Few-body dynamics underlying post-collision effects in ionization of simple targets by 75 keV proton impact.

One of the most important goals of atomic scattering research is to advance our understanding of the few-body problem. The few-body dynamics is characterized by the relative importance of the first-order versus various higher-order mechanisms. One higher-order process that is particularly important in ionization is known as post-collision interaction (PCI). Here, after the primary interaction, the projectile and the electron interact with each other again in the outgoing part of the collisions. The importance of PCI is known to maximize for ejected electron velocities equal to the projectile velocity (velocity matching). We have performed kinematically complete experiments on ionization of H$_{\mathrm{2}}$ and He by 75 keV proton impact. The experiment was performed for various fixed energy losses for each target corresponding to the region around the velocity matching.
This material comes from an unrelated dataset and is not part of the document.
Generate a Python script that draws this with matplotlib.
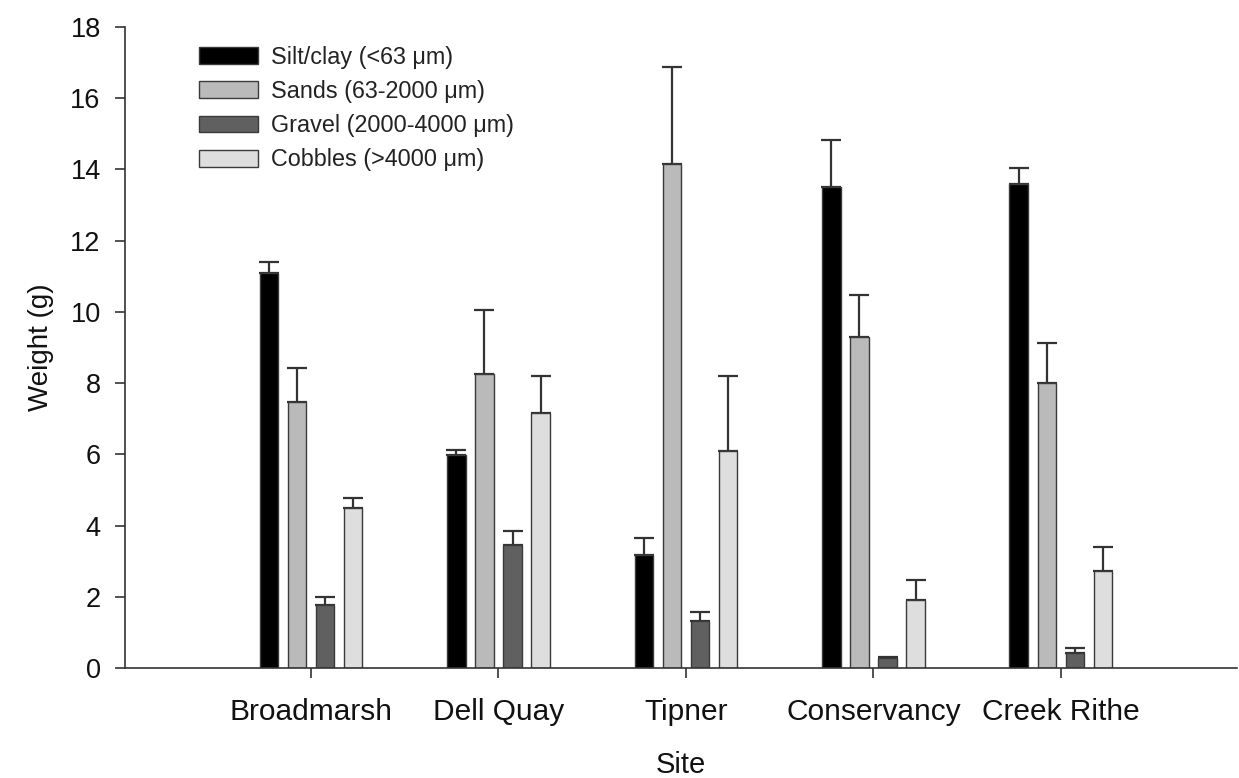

Fully differential cross sections (FDCS) were analyzed for electrons ejected into the scattering plane (spanned by the initial and final projectile momenta) for various fixed scattering angles as a function of the electron emission angle. At small scattering angles the FDCS are dominated by a strong peak structure at 0$^{\mathrm{o}}$. At larger scattering angles a resolved second peak (the binary peak) is seen near the direction of the momentum transfer vector. The data were compared to two conceptually very similar calculations. Surprisingly, large differences between the experimental data and theory and between both calculations were found. This demonstrates that near the matching velocity the FDCS are very sensitive to the details of the few-body dynamics. Furthermore, significant differences between the FDCS for the two target species were found.